* **EXERCISE OBJECTIVE**
Give again, exactly as written, the lines of the records below from the line with "Rebuild this chart" to the line with "err_C = [12.0, 26.2, 19.2, 16.4, 18.0, 12.7, 16.4]". Both end lines count; pictures do not.

───── MATERIAL PROVIDED ─────

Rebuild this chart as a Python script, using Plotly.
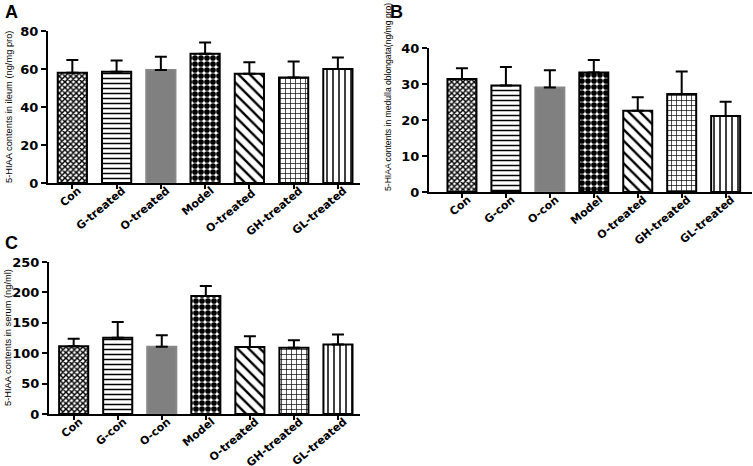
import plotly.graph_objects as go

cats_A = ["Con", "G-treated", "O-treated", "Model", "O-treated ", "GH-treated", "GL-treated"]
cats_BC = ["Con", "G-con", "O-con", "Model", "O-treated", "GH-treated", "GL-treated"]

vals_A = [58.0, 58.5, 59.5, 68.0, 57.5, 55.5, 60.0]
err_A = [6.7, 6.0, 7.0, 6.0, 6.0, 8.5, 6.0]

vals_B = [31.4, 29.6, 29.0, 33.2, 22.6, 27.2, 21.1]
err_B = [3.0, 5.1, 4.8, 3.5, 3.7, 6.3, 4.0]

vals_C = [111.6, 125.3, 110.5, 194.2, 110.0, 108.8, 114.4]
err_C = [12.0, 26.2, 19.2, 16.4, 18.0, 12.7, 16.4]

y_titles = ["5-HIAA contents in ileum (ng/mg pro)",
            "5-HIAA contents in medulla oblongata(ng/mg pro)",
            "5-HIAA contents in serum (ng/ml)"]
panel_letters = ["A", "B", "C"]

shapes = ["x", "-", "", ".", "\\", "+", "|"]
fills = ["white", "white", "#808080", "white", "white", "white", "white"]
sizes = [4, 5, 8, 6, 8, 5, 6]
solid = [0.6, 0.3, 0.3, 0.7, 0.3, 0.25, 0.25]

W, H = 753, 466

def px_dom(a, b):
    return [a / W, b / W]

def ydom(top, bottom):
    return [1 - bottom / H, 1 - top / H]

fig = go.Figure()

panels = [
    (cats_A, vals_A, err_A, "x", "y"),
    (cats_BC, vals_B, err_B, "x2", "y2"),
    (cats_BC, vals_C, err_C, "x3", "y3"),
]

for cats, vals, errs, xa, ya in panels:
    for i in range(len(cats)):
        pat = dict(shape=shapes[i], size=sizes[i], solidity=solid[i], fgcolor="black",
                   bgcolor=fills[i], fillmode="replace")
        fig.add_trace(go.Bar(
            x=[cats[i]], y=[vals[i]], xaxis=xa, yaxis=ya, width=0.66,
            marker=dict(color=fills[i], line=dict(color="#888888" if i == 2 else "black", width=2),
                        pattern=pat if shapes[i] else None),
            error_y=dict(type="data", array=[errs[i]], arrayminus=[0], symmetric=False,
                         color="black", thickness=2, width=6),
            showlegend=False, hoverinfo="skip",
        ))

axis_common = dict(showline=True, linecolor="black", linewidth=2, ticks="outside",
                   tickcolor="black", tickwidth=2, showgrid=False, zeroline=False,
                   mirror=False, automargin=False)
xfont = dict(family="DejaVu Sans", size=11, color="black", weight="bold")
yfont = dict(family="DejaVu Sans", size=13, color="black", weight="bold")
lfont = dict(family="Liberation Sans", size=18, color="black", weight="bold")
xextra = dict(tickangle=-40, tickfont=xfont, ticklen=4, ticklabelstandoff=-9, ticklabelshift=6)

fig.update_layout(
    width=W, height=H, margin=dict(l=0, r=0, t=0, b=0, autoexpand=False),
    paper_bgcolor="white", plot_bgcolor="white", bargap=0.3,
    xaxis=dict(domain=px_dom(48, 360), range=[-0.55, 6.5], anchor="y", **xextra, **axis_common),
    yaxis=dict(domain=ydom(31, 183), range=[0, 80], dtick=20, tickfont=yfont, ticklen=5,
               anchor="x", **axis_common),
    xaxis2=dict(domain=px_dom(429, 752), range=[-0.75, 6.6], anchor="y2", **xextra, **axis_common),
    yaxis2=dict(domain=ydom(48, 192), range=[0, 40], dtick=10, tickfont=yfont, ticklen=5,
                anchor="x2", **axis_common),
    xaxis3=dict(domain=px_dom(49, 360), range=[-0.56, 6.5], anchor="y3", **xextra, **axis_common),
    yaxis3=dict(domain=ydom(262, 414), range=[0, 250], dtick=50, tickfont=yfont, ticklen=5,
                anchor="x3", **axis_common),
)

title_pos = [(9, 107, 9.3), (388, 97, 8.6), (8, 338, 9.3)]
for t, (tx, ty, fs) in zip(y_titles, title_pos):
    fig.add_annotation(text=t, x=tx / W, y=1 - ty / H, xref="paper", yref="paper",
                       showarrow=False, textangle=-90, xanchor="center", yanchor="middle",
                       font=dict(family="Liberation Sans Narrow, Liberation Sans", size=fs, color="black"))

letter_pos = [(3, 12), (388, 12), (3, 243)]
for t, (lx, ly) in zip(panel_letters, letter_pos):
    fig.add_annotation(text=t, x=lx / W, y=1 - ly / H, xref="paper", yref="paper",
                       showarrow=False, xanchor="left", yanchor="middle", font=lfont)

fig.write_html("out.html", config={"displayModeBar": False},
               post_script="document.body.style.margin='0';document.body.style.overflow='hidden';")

─────
───── MATERIAL PROVIDED ─────

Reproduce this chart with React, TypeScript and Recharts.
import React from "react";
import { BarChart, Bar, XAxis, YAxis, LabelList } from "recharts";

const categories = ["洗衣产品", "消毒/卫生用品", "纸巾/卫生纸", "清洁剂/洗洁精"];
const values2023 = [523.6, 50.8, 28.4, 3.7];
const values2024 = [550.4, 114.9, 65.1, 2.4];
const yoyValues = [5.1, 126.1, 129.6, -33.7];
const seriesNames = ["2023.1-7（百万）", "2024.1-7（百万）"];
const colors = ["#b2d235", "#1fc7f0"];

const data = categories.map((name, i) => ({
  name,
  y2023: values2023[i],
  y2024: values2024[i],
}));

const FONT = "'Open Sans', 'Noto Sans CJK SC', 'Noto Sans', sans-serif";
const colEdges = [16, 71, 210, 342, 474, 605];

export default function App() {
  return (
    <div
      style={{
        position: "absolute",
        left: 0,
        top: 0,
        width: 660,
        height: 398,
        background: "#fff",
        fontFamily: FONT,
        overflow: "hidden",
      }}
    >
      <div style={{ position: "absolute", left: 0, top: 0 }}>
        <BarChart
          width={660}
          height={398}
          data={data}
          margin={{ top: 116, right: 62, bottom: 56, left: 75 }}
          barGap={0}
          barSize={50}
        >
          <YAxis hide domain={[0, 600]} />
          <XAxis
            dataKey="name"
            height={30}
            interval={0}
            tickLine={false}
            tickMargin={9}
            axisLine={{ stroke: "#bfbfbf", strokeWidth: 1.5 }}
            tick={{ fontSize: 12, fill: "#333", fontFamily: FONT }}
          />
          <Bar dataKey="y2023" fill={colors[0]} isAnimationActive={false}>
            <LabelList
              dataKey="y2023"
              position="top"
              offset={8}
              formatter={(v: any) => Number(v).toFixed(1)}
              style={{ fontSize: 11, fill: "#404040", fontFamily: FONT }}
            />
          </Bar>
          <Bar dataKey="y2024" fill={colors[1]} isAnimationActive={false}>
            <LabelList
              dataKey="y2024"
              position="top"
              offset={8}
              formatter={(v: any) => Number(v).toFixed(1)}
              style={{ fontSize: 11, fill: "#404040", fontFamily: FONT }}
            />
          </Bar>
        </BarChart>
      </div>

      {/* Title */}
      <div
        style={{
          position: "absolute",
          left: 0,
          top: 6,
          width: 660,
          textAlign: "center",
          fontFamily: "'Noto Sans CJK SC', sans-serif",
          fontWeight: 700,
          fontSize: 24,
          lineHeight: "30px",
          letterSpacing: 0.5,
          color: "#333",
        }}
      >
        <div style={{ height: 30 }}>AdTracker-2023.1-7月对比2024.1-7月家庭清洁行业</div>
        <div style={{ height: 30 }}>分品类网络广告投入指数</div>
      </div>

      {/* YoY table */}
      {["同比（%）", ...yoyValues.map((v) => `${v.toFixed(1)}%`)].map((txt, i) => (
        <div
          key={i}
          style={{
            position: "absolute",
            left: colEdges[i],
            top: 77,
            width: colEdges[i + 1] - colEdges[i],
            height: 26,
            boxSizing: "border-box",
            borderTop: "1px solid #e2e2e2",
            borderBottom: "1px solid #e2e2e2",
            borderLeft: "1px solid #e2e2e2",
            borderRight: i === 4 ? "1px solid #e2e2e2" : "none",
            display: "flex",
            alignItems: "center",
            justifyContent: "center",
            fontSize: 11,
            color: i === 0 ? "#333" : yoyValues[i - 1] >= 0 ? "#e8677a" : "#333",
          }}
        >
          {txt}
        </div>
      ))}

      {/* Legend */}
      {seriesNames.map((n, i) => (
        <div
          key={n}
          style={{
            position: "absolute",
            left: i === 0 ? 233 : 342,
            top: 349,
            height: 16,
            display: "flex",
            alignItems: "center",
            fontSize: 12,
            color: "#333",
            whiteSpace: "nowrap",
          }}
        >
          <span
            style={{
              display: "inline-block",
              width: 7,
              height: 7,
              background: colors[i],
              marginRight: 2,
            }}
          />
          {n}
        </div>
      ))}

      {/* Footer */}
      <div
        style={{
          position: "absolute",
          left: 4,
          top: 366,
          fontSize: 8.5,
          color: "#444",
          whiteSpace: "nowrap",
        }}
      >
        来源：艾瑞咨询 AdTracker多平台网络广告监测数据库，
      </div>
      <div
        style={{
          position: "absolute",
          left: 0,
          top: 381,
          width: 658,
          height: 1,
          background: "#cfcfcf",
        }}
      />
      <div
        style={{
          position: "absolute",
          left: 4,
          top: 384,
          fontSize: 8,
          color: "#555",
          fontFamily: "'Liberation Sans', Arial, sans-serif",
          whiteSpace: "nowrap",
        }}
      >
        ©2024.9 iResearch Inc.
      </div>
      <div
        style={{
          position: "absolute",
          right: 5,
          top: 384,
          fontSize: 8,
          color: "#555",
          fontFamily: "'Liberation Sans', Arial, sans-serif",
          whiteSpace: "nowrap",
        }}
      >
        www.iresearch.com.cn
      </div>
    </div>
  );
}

─────
───── MATERIAL PROVIDED ─────

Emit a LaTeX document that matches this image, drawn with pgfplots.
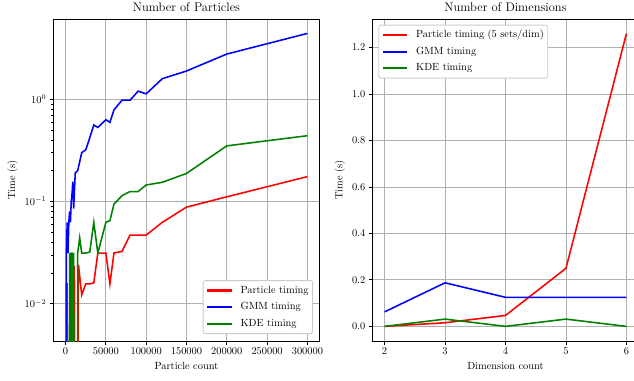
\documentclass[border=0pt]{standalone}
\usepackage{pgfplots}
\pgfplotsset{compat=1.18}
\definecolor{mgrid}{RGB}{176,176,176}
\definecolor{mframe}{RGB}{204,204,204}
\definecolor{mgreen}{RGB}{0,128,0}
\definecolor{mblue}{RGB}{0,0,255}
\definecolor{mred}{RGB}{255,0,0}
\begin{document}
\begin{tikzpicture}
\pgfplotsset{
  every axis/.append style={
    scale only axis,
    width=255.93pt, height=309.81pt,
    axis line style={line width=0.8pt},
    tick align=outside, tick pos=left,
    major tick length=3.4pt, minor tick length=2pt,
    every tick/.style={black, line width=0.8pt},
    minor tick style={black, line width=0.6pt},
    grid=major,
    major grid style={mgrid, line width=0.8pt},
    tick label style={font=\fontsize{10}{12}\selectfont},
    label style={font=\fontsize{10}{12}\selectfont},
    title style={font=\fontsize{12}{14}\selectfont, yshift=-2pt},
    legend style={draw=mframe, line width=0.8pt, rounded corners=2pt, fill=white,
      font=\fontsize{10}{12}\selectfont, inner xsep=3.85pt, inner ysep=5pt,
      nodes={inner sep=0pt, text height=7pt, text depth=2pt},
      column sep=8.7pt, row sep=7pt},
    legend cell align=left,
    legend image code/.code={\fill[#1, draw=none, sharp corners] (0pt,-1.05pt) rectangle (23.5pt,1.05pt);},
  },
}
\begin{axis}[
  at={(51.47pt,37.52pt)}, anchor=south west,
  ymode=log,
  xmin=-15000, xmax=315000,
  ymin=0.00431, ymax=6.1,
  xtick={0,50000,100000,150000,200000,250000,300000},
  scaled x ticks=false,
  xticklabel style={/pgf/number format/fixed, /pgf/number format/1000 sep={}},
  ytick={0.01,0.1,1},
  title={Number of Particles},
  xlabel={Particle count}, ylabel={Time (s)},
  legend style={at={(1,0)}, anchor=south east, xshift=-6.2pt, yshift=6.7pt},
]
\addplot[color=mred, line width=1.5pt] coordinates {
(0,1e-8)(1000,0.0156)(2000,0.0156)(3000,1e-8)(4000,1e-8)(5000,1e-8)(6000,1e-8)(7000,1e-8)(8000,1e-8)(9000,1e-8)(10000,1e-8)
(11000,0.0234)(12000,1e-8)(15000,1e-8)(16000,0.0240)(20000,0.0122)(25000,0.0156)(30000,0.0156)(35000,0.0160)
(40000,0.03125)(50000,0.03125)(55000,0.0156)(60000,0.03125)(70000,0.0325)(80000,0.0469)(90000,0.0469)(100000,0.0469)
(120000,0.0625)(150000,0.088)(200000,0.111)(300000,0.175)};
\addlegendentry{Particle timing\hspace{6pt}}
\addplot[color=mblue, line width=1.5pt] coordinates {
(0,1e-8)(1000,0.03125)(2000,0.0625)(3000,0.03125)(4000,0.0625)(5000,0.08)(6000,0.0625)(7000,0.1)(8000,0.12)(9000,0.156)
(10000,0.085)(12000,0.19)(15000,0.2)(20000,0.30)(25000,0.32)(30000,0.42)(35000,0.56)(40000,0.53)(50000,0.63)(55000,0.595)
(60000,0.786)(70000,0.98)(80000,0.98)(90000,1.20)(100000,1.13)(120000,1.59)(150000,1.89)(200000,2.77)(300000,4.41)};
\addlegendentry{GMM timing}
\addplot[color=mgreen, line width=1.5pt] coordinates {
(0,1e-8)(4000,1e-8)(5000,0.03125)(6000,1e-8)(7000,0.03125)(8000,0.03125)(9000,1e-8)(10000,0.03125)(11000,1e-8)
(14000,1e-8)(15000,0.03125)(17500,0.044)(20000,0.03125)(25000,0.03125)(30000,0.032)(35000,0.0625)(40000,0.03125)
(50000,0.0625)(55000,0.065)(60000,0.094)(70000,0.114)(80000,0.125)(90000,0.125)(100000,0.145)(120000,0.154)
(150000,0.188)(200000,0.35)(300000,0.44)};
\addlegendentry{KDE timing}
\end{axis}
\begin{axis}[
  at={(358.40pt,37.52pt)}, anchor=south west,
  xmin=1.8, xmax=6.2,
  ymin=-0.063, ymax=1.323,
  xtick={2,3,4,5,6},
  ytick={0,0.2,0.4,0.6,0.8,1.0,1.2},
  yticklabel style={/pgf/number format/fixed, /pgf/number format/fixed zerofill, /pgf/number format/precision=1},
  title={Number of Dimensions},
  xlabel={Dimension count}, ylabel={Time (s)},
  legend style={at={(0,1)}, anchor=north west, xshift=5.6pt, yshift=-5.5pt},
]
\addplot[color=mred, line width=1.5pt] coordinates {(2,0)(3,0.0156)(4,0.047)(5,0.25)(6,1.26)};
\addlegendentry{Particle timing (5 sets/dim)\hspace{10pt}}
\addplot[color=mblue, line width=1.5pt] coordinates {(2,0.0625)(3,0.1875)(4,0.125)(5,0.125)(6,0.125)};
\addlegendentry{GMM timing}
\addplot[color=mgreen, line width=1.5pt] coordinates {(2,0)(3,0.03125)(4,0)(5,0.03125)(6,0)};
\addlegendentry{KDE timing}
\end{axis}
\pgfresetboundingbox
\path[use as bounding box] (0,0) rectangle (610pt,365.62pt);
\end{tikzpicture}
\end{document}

─────

* **FINAL RESULT**
Rebuild this chart as a Python script, using Plotly.
import plotly.graph_objects as go

cats_A = ["Con", "G-treated", "O-treated", "Model", "O-treated ", "GH-treated", "GL-treated"]
cats_BC = ["Con", "G-con", "O-con", "Model", "O-treated", "GH-treated", "GL-treated"]

vals_A = [58.0, 58.5, 59.5, 68.0, 57.5, 55.5, 60.0]
err_A = [6.7, 6.0, 7.0, 6.0, 6.0, 8.5, 6.0]

vals_B = [31.4, 29.6, 29.0, 33.2, 22.6, 27.2, 21.1]
err_B = [3.0, 5.1, 4.8, 3.5, 3.7, 6.3, 4.0]

vals_C = [111.6, 125.3, 110.5, 194.2, 110.0, 108.8, 114.4]
err_C = [12.0, 26.2, 19.2, 16.4, 18.0, 12.7, 16.4]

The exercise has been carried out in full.